You describe yourself as a ‘girl’ or ‘woman’. You probably mean that you are not a man, that you have certain physical characteristics (breasts, womb) which give you certain potentials (nursing and child-bearing) which are different from those of a man. This is all true. Yet as well as the physical differences you have characteristics which you have absorbed, largely unconsciously, from the day you were born, which we may call ‘gender’. This is what the feminist Simone de Beauvoir was referring to when she wrote that ‘One is not born a woman, one becomes one.’
You may let your hair grow longer than most men, wear make-up or perfume, carry a hand-bag , prefer particular colours, wear certain clothes, read girl’s magazines, play only some games (hockey rather than football for example), think of specific careers (media, education) rather than others (the army, stock exchange). Yet the selection of all these as feminine ways and goals is a matter of chance and teaching. There is nothing ‘natural’ or genetic about them.
In some societies it is men who grow their hair long, while women shave their heads; it is men who wear perfume or make-up, wear dresses (I was teased at school for wearing a ‘skirt’, i.e. a kilt), who sit around gossiping while the women do all the hard physical labour. Nowadays ideas of the female gender are changing very fast, and women are becoming soldiers in the front line, taking on many of the roles and attributes of men.

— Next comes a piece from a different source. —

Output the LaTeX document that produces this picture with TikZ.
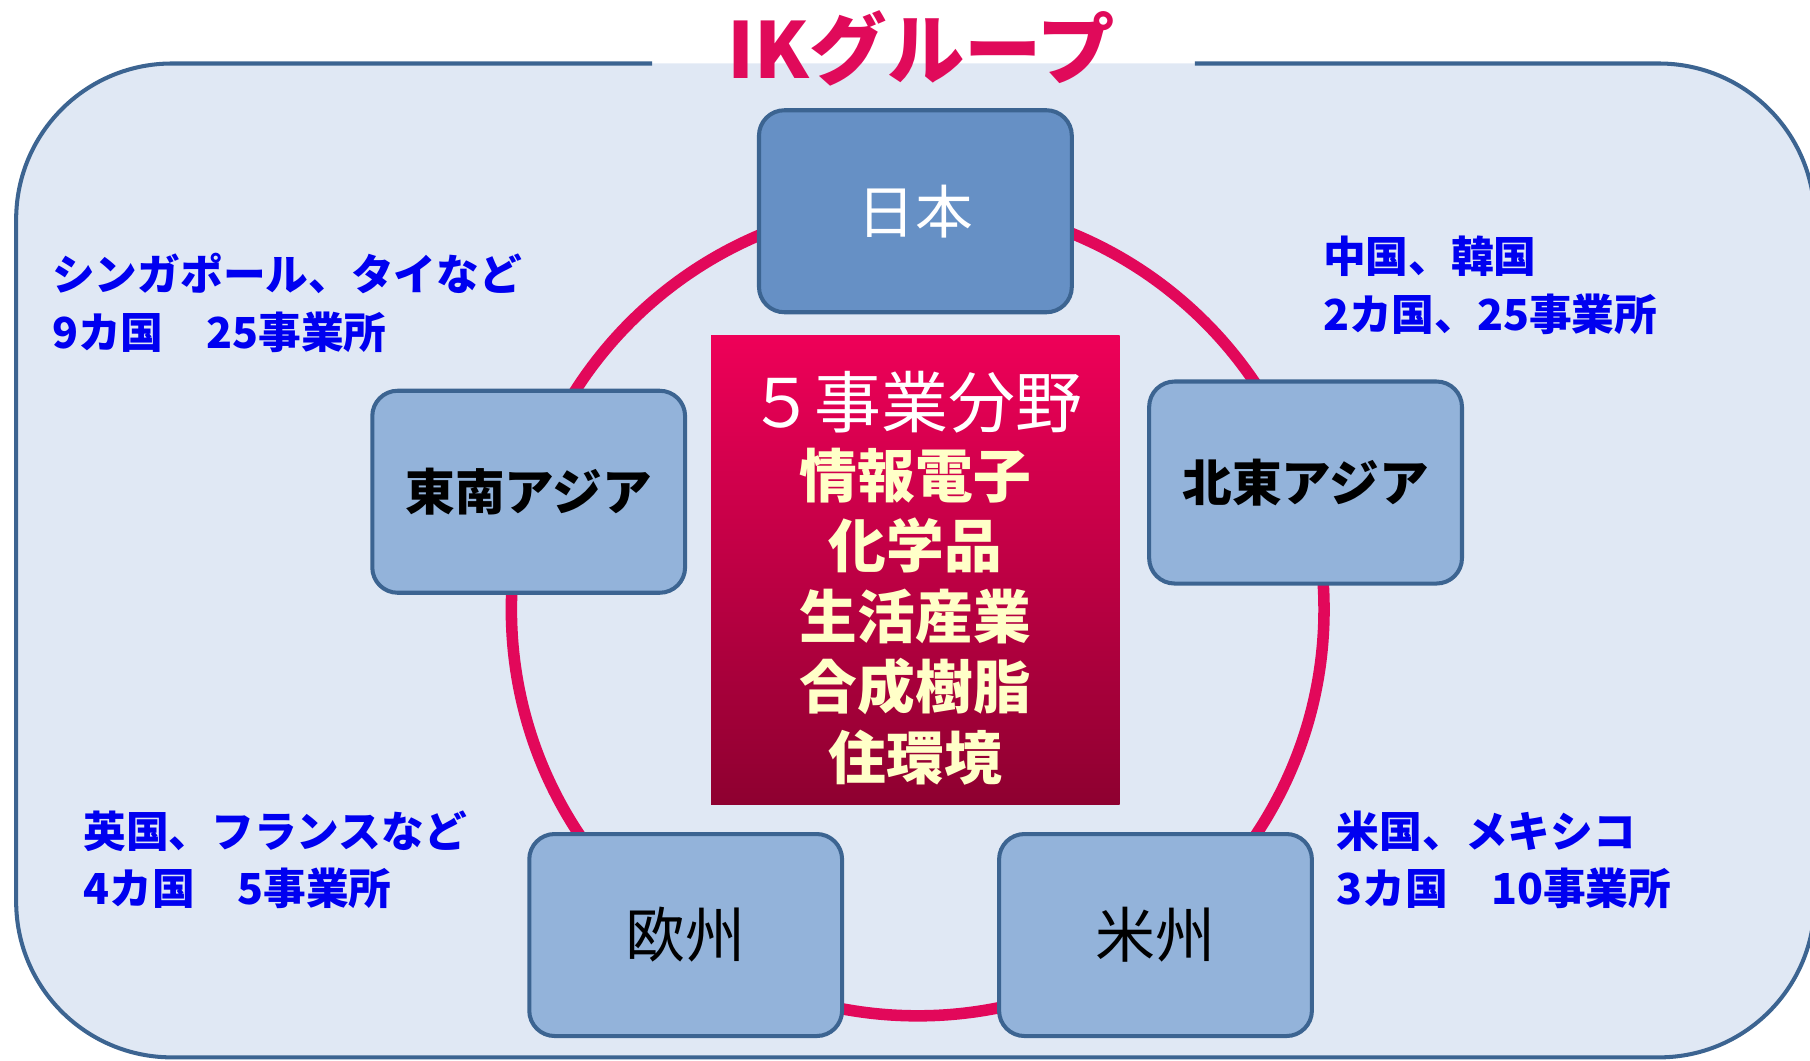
\documentclass[tikz,border=0pt]{standalone}
\usepackage{fontspec}
\newfontfamily\jp{Noto Sans CJK JP}
\definecolor{bgfill}{HTML}{E0E8F4}
\definecolor{frame}{HTML}{3C6491}
\definecolor{darkbox}{HTML}{6690C5}
\definecolor{lightbox}{HTML}{93B3DA}
\definecolor{ring}{HTML}{E2085A}
\definecolor{titlecol}{HTML}{E00A5A}
\definecolor{gtop}{HTML}{EE0058}
\definecolor{gbot}{HTML}{8E0030}
\definecolor{cream}{HTML}{FFFFC8}
\definecolor{labelblue}{HTML}{0000F0}
\tikzset{
  region/.style={draw=frame, line width=3.5pt, rounded corners=22pt, minimum width=271pt, minimum height=175pt, inner sep=0pt, font=\jp},
  darkregion/.style={region, fill=darkbox},
  lightregion/.style={region, fill=lightbox},
  info/.style={text=labelblue, font=\jp\bfseries\fontsize{37}{50}\selectfont, align=left, anchor=north west, inner sep=0pt},
}
\begin{document}
\begin{tikzpicture}[x=1pt,y=-1pt]
\useasboundingbox (0,0) rectangle (1568,919);
\clip (0,0) rectangle (1568,919);
% outer frame
\fill[bgfill, rounded corners=135pt] (14,55) rectangle (1572,916);
\draw[frame, line width=3.5pt, rounded corners=135pt] (1035,55) -- (1572,55) -- (1572,916) -- (14,916) -- (14,55) -- (565,55);
\node[text=titlecol, font=\jp\bfseries\fontsize{67}{70}\selectfont, inner sep=0pt] (title) at (798,42) {IKグループ};
% ring
\draw[ring, line width=10pt] (795,528) circle[radius=352pt];
% regions
\node[darkregion, text=white, font=\jp\fontsize{50}{55}\selectfont] (japan) at (793,183) {日本};
\node[lightregion, font=\jp\bfseries\fontsize{43}{50}\selectfont] (sea) at (458,426) {東南アジア};
\node[lightregion, font=\jp\bfseries\fontsize{43}{50}\selectfont] (nea) at (1131,418) {北東アジア};
\node[lightregion, font=\jp\fontsize{52}{55}\selectfont] (eu) at (594,810) {欧州};
\node[lightregion, font=\jp\fontsize{52}{55}\selectfont] (us) at (1001,810) {米州};
% centre box
\shade[top color=gtop, bottom color=gbot] (616,291) rectangle (970,697);
\node[inner sep=0pt, text=white, font=\jp\fontsize{58}{60}\selectfont] (five) at (793,348) {５事業分野};
\node[inner sep=0pt, text=cream, font=\jp\bfseries\fontsize{50}{61}\selectfont, align=center, anchor=north] (fields) at (793,388) {情報電子\\化学品\\生活産業\\合成樹脂\\住環境};
% labels
\node[info] (l1) at (45,219) {シンガポール、タイなど\\9カ国　25事業所};
\node[info] (l2) at (1146,204) {中国、韓国\\2カ国、25事業所};
\node[info] (l3) at (72,702) {英国、フランスなど\\4カ国　5事業所};
\node[info] (l4) at (1158,702) {米国、メキシコ\\3カ国　10事業所};
\end{tikzpicture}
\end{document}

In particular if you add ‘English’ to ‘woman’, you become even more unusual. An English woman is the heir to a Christian society, living in a certain country and fitting in with its laws and customs. Most of your ‘womanhood’ is a construct of a particular history.
For example, ‘being’ a woman in England today entitles you to equality before the law, control over your own body, the right to own property, the right to vote, the right to choose your own marriage partner, equal respect and an equal chance of going to heaven, if you believe in such a place. Yet ‘being’ a woman in almost all civilizations in history has automatically denied a woman all these things from birth.

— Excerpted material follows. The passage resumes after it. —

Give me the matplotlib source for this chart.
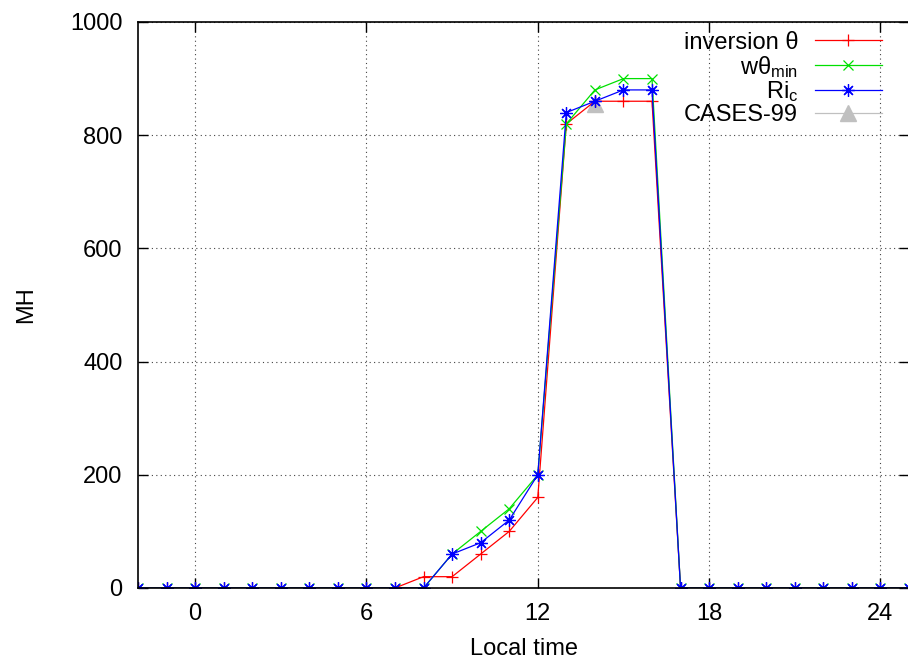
import numpy as np
import matplotlib
matplotlib.use('Agg')
import matplotlib.pyplot as plt

plt.rcParams['font.family'] = ['Liberation Sans', 'DejaVu Sans']
plt.rcParams['mathtext.fontset'] = 'custom'
plt.rcParams['mathtext.rm'] = 'Liberation Sans'
plt.rcParams['mathtext.it'] = 'Liberation Sans:italic'

# hours of local time
hours = list(range(-2, 26))

# mixing height from each method
inv_theta = [0]*9 + [0, 20, 20, 60, 100, 160, 820, 860, 860, 860, 0] + [0]*8
w_theta = [0]*9 + [0, 0, 60, 100, 140, 200, 820, 880, 900, 900, 0] + [0]*8
ri_c = [0]*9 + [0, 0, 60, 80, 120, 200, 840, 860, 880, 880, 0] + [0]*8

# observation
cases_x = [14]
cases_y = [855]

xticks = [0, 6, 12, 18, 24]
yticks = [0, 200, 400, 600, 800, 1000]

fig = plt.figure(figsize=(9.08, 6.62), dpi=100)
ax = fig.add_axes([138/908, 74/662, 771/908, 566/662])

ax.plot(hours, inv_theta, color='red', lw=0.9, marker='+', ms=9, mew=0.9, label='inversion θ')
ax.plot(hours, w_theta, color='#00e000', lw=0.9, marker='x', ms=7, mew=0.9, label='wθ$_{\\mathrm{min}}$')
ax.plot(hours, ri_c, color='blue', lw=0.9, marker=(8, 2, 0), ms=9, mew=0.9, label=r'Ri$_{\mathrm{c}}$')
ax.plot(cases_x, cases_y, color='#c0c0c0', lw=0.9, marker='^', ms=11, ls='-', label='CASES-99', zorder=1.9)

ax.set_xlim(-2, 25)
ax.set_ylim(0, 1000)
ax.set_xticks(xticks)
ax.set_yticks(yticks)
ax.tick_params(direction='in', length=7, width=1, top=True, right=True, labelsize=17, pad=11)
ax.grid(True, color='#444444', ls=(0, (1, 3)), lw=0.8)
for s in ax.spines.values():
    s.set_linewidth(1.2)

ax.set_xlabel('Local time', fontsize=17, labelpad=9)
ax.set_ylabel('MH', fontsize=17, labelpad=24)

leg = ax.legend(loc='upper right', bbox_to_anchor=(0.965, 0.983), frameon=False, markerfirst=False,
                fontsize=17, handlelength=2.85, labelspacing=0.0, handletextpad=0.7,
                borderpad=0, borderaxespad=0)
for t in leg.get_texts():
    t.set_ha('right')

fig.savefig('out.png', dpi=100)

You can speak a language which has fewer gender differences built into it than most other languages. For instance all nouns in languages such as French or Italian have to have their gender specified, while in traditional Japanese the superiority of men and inferiority of women was built into the language.

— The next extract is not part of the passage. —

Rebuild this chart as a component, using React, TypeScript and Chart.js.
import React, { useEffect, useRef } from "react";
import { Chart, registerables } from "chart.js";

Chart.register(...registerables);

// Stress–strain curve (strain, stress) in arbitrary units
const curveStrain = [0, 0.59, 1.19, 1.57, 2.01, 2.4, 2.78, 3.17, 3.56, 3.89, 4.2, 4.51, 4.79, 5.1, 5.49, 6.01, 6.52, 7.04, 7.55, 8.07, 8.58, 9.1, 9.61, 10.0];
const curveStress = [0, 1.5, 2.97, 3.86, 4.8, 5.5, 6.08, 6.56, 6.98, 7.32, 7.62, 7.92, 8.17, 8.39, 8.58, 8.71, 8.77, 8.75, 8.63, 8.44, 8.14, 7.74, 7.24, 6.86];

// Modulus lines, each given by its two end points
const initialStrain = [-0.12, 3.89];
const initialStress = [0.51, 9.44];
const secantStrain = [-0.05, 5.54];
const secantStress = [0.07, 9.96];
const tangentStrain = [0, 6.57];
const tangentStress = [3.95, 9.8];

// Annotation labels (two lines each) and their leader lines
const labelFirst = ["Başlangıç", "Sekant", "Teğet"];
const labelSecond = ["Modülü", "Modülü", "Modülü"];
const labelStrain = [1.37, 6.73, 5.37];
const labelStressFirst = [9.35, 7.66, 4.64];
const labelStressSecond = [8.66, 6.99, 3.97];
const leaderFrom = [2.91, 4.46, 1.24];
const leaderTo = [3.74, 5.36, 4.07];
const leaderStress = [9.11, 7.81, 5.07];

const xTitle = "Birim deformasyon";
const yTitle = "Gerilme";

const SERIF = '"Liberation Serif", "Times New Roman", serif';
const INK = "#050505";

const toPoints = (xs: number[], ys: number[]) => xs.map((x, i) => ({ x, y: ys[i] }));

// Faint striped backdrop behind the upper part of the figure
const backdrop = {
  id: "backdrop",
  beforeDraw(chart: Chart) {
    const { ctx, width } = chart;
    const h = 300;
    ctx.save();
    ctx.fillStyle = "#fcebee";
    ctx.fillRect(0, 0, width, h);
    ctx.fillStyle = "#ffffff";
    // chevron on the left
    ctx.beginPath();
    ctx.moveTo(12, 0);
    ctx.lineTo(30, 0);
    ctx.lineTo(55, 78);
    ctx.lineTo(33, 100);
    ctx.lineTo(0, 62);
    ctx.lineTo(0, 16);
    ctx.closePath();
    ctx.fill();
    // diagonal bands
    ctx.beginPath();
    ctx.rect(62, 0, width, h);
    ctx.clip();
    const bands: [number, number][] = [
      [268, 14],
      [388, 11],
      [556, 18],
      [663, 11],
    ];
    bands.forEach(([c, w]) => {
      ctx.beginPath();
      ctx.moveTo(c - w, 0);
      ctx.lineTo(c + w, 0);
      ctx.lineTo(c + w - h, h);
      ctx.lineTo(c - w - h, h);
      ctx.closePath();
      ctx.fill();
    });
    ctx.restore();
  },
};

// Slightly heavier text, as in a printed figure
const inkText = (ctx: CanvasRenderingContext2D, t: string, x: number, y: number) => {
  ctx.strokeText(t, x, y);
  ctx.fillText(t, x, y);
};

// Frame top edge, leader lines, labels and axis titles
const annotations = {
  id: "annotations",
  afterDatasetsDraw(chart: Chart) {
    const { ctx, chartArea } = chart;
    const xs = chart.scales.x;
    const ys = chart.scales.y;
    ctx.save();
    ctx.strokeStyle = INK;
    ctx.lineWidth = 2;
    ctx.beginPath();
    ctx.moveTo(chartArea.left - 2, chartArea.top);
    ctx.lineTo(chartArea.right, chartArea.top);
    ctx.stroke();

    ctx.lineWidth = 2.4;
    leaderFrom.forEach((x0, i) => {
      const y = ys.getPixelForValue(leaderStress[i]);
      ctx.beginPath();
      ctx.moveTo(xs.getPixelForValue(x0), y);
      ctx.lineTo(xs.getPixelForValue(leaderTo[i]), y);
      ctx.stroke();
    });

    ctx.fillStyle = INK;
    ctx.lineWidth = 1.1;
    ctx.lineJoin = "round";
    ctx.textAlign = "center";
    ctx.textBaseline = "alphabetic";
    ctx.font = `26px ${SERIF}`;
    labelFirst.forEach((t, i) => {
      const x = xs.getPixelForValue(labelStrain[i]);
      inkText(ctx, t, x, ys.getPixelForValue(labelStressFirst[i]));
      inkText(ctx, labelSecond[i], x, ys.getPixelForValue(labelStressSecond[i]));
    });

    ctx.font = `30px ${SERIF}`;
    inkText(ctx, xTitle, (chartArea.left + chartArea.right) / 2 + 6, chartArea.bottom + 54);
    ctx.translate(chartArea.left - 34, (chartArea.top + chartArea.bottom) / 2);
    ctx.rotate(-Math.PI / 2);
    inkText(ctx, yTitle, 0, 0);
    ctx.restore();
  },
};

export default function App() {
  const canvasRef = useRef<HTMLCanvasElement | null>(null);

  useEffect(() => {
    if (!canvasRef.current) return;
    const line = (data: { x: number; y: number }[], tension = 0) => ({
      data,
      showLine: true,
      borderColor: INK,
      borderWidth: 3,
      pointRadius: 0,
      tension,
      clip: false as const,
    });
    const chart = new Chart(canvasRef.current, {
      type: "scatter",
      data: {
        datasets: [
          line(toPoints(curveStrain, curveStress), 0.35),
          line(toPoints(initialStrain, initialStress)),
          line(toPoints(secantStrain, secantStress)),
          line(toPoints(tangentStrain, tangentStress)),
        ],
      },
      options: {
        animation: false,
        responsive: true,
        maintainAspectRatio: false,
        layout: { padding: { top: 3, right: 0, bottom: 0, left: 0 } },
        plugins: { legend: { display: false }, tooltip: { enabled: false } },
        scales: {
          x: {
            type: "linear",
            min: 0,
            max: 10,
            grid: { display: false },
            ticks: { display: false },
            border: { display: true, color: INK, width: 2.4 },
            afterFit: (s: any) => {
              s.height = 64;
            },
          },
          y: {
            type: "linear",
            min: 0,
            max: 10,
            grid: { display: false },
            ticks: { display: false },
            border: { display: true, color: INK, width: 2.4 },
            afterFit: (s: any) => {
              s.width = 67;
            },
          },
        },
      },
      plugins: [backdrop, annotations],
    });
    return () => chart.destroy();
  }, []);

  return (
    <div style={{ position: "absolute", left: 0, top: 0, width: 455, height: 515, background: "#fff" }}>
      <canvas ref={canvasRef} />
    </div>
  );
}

So you are not just a woman, but a very particular and historically unusual kind of woman, who has been constructed by millions of random decisions and accidents over thousands of years. You are not an artificial robot, but you are certainly the product of huge random variations. This pressure occurs in every inter-action you have with every living person, in every moment you spend reading, watching television, in every sentence you speak and every thought you have.